L’idea di un demiurgo assolutamente disastroso e colpevole è l’aroma diffuso dalla letteratura pseudo-religiosa, ad esempio dalle tortuose pagine che Dostojewskij ha dedicato al grande inquisitore.
D’altra parte l’idea della divinità del male circola fra i pensatoi della finanza strozzina, quella che sta preparando le pie sciagure da rovesciare sulle folle frastornate dalla cultura di dissoluzione e di morte.
Purtroppo le aberrazioni dello gnosticismo ritornante hanno incontrato le debolezze di quell’ecumenismo cattolico, che ha incoraggiato l’inseguimento dei cristiani anonimi nelle torride sedi del disordine militante.
Giovanni Testori, quasi facendosi continuatore della dottrina di Marcione Pontico, lo gnostico secondo cui solo i peccatori contro natura meriterebbero la salvezza eterna, ha insinuato nel dramma Exitus la bizzarra opinione che la luce della redenzione scende sul vespasiano, dove un ragazzo di vita si uccide con l’eroina.
Purtroppo la tesi di Testori è in circolo in alcuni ambienti cattolici peraltro bene intenzionati.
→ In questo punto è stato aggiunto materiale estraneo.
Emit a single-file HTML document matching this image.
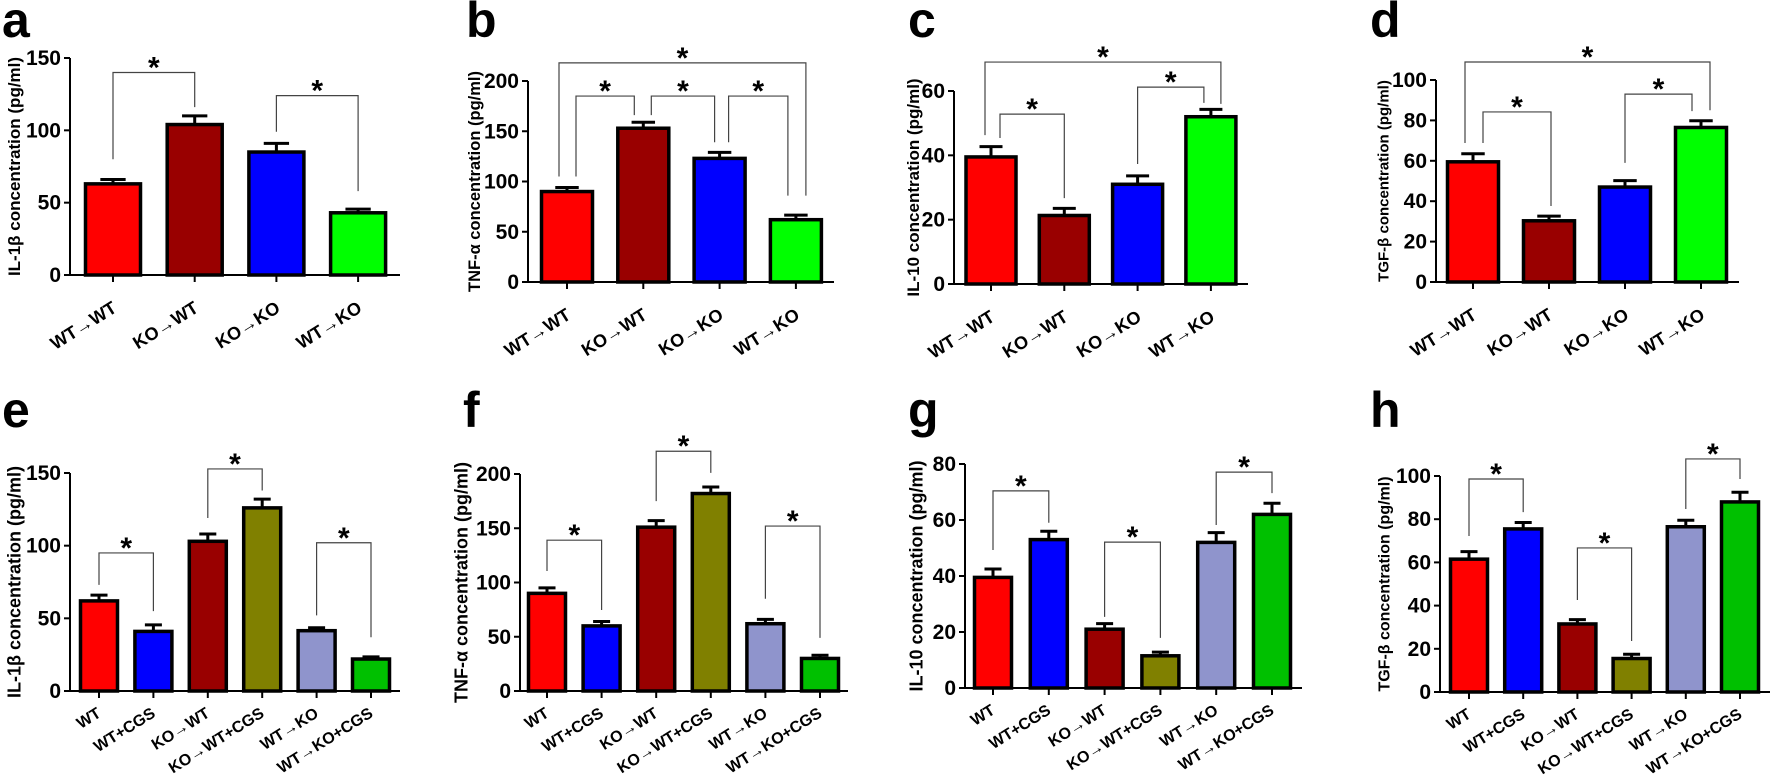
<!DOCTYPE html>
<html><head><meta charset="utf-8"><style>
html,body{margin:0;padding:0;background:#fff;}
svg{display:block;font-family:"Liberation Sans",Arial,sans-serif;}
</style></head><body>
<svg id="fig" width="1772" height="782" viewBox="0 0 1772 782" xmlns="http://www.w3.org/2000/svg"></svg>
<script>
// ---- data ----
const topCats = ["WT→WT","KO→WT","KO→KO","WT→KO"];
const botCats = ["WT","WT+CGS","KO→WT","KO→WT+CGS","WT→KO","WT→KO+CGS"];

const aValues = [63,104,85,43];       const aErrors = [3,6,6,2.5];
const bValues = [90,153,123,62];      const bErrors = [4,6,6,4.5];
const cValues = [39.5,21.3,31,52];    const cErrors = [3.2,2.2,2.6,2.3];
const dValues = [59.5,30.3,47,76.5];  const dErrors = [4,2.3,3.2,3.3];
const eValues = [62,41,103,126,41.5,22];   const eErrors = [4,4.5,5,6,2,1.5];
const fValues = [90,60,151,182,62,30];     const fErrors = [5,4,6,6,4,3];
const gValues = [39.5,53,21,11.5,52,62];   const gErrors = [3,3,2,1.3,3.5,4];
const hValues = [61.5,75.5,31.5,15.5,76.5,88]; const hErrors = [3.5,3,2,2,3,4.5];

const aTicks = [0,50,100,150];  const bTicks = [0,50,100,150,200];
const cTicks = [0,20,40,60];    const dTicks = [0,20,40,60,80,100];
const eTicks = [0,50,100,150];  const fTicks = [0,50,100,150,200];
const gTicks = [0,20,40,60,80]; const hTicks = [0,20,40,60,80,100];

// significance brackets: [barA, barB, topValue, leftLegEndValue, rightLegEndValue]
const aSig = [[0,1,140,80,116],[2,3,124,99,58]];
const bSig = [[0,3,218,105,86],[0,1,185,105,166],[1,2,185,166,139],[2,3,185,139,86]];
const cSig = [[0,3,69,46.3,56],[0,1,52.8,45.4,26.7],[2,3,61.2,37.3,56.3]];
const dSig = [[0,3,108.9,68.8,85],[0,1,84.2,68.8,37.6],[2,3,93,59,84.6]];
const eSig = [[0,1,95,73,55],[2,3,152.8,119,138],[4,5,102,52,37]];
const fSig = [[0,1,139,110.6,74.7],[2,3,221,175,201],[4,5,152,85,49]];
const gSig = [[0,1,70.4,49.3,59],[2,3,52.1,25.4,17.9],[4,5,77.1,58.2,69.6]];
const hSig = [[0,1,98.6,72.2,83.3],[2,3,66.7,42.6,23.6],[4,5,107.9,84.7,98.6]];

// ---- layout / style ----
const topColors = ["#ff0000","#990000","#0000ff","#00ff00"];
const botColors = ["#ff0000","#0000ff","#990000","#808000","#8f94cc","#00c000"];
const bDx = [[-8,10],[9,-9],[8,-5],[9,-8]];
const cDx = [[-6,10],[9,0],[0,-7]];
const dDx = [[-8,9],[10,2],[0,-9]];

const panels = [
 {id:"a",letter:[2,37],ax:70,xEnd:400,y0:275,yT:58,max:150,cx0:113,step:81.7,bw:55,cats:topCats,vals:aValues,errs:aErrors,ticks:aTicks,sig:aSig,colors:topColors,title:"IL-1β concentration (pg/ml)",tx:14,tfs:17,lfs:18,top:true},
 {id:"b",letter:[466,37],ax:528,xEnd:834,y0:282,yT:81,max:200,cx0:567,step:76.3,bw:51,cats:topCats,vals:bValues,errs:bErrors,ticks:bTicks,sig:bSig,dx:bDx,colors:topColors,title:"TNF-α concentration (pg/ml)",tx:474,tfs:16.5,lfs:18,top:true},
 {id:"c",letter:[908,37],ax:954,xEnd:1248,y0:284,yT:91,max:60,cx0:991,step:73.3,bw:50,cats:topCats,vals:cValues,errs:cErrors,ticks:cTicks,sig:cSig,dx:cDx,colors:topColors,title:"IL-10 concentration (pg/ml)",tx:913,tfs:17,lfs:18,top:true},
 {id:"d",letter:[1370,37],ax:1436,xEnd:1739,y0:282,yT:80,max:100,cx0:1473,step:76,bw:51,cats:topCats,vals:dValues,errs:dErrors,ticks:dTicks,sig:dSig,dx:dDx,colors:topColors,title:"TGF-β  concentration (pg/ml)",tx:1383,tfs:15,lfs:18,top:true},
 {id:"e",letter:[2,427],ax:70,xEnd:400,y0:691,yT:473,max:150,cx0:99,step:54.4,bw:37,cats:botCats,vals:eValues,errs:eErrors,ticks:eTicks,sig:eSig,colors:botColors,title:"IL-1β concentration (pg/ml)",tx:14,tfs:18,lfs:16,top:false},
 {id:"f",letter:[463,427],ax:520,xEnd:848,y0:691,yT:474,max:200,cx0:547,step:54.6,bw:37,cats:botCats,vals:fValues,errs:fErrors,ticks:fTicks,sig:fSig,colors:botColors,title:"TNF-α concentration (pg/ml)",tx:461,tfs:18,lfs:16,top:false},
 {id:"g",letter:[908,427],ax:965,xEnd:1302,y0:688,yT:464,max:80,cx0:993,step:55.8,bw:37,cats:botCats,vals:gValues,errs:gErrors,ticks:gTicks,sig:gSig,colors:botColors,title:"IL-10 concentration (pg/ml)",tx:916,tfs:18,lfs:16,top:false},
 {id:"h",letter:[1370,427],ax:1440,xEnd:1770,y0:692,yT:476,max:100,cx0:1469,step:54.2,bw:37,cats:botCats,vals:hValues,errs:hErrors,ticks:hTicks,sig:hSig,colors:botColors,title:"TGF-β  concentration (pg/ml)",tx:1384,tfs:16,lfs:16,top:false}
];

const NS="http://www.w3.org/2000/svg";
const svg=document.getElementById("fig");
function mk(tag,attrs,parent){const e=document.createElementNS(NS,tag);for(const k in attrs)e.setAttribute(k,attrs[k]);(parent||svg).appendChild(e);return e;}

panels.forEach(p=>{
  const g=mk("g",{});
  
  
  const y=v=>p.y0-(v/p.max)*(p.y0-p.yT);
  const x=i=>p.cx0+i*p.step;

  const L=mk("text",{x:p.letter[0],y:p.letter[1],"font-size":50,"font-weight":"bold",fill:"#000"},g);
  L.textContent=p.id;
  
  

  p.vals.forEach((v,i)=>{
    const e=p.errs[i], top=y(v);
    const el=mk("line",{x1:x(i),x2:x(i),y1:top,y2:y(v+e),stroke:"#000","stroke-width":3},g);
    
    
    const cap=mk("line",{x1:x(i)-p.bw*0.23,x2:x(i)+p.bw*0.23,y1:y(v+e),y2:y(v+e),stroke:"#000","stroke-width":3},g);
    
    
    const r=mk("rect",{x:x(i)-p.bw/2,y:top,width:p.bw,height:p.y0-top,fill:p.colors[i],stroke:"#000","stroke-width":3.5},g);
    
    
  });

  const ya=mk("line",{x1:p.ax,x2:p.ax,y1:p.yT,y2:p.y0,stroke:"#000","stroke-width":2},g);
  
  
  const xa=mk("line",{x1:p.ax-6,x2:p.xEnd,y1:p.y0,y2:p.y0,stroke:"#000","stroke-width":2},g);
  
  

  p.ticks.forEach(t=>{
    mk("line",{x1:p.ax-6,x2:p.ax,y1:y(t),y2:y(t),stroke:"#000","stroke-width":2},g);
    const tl=mk("text",{x:p.ax-9,y:y(t)+7,"text-anchor":"end","font-size":21,"font-weight":"bold",fill:"#000"},g);
    tl.textContent=t;
    
    
  });

  p.cats.forEach((c,i)=>{
    mk("line",{x1:x(i),x2:x(i),y1:p.y0,y2:p.y0+7,stroke:"#000","stroke-width":2},g);
    const lx=x(i)+(p.top?5:3), ly=p.y0+(p.top?36:25);
    const tl=mk("text",{x:lx,y:ly,"text-anchor":"end","font-size":p.lfs,"font-weight":"bold",fill:"#000",transform:`rotate(-32 ${lx} ${ly})`},g);
    tl.textContent=c;
    
    
  });

  const cy=(p.yT+p.y0)/2;
  const tt=mk("text",{x:p.tx,y:cy,"text-anchor":"middle","font-size":p.tfs,"font-weight":"bold",fill:"#000",transform:`rotate(-90 ${p.tx} ${cy})`,dy:"0.35em"},g);
  tt.textContent=p.title;
  
  

  p.sig.forEach((s,k)=>{
    const dx=p.dx?p.dx[k]:[0,0];
    const x1=x(s[0])+dx[0], x2=x(s[1])+dx[1], yt=y(s[2]);
    const pl=mk("polyline",{points:`${x1},${y(s[3])} ${x1},${yt} ${x2},${yt} ${x2},${y(s[4])}`,fill:"none",stroke:"#444","stroke-width":1.2},g);
    
    
    const st=mk("text",{x:(x1+x2)/2,y:yt+5,"text-anchor":"middle","font-size":30,"font-weight":"bold",fill:"#000"},g);
    st.textContent="*";
    
    
  });
});
</script>
</body></html>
Lo dimostra la giustificazione dell’opera di Castellucci da parte di uno scrittore abitualmente sobrio e attendibile quale Antonio Socci.
I cattolici non possono insorgere contro il qualunque carrettiere che bestemmia. Il fatto è che Castellucci non rappresenta la figura quasi patetica del carrettiere ubriaco, ma la punta di un iceberg di vasta e rovinosa dimensione.
Il teatro di Castellucci è la cassa di risonanza dei pensieri malsani che abitano nel salotto alto e nella sublime banca. La sua oscena e stupida commedia non è altro che un paravento alzato per incrementare la rassegnazione al disordine in atto nella spaventosa e delinquenziale scena allestita dalla finanza iniziatica. Non reagire e non protestare significherebbe nascondere la mostruosità del pensiero a monte del teatro Parenti.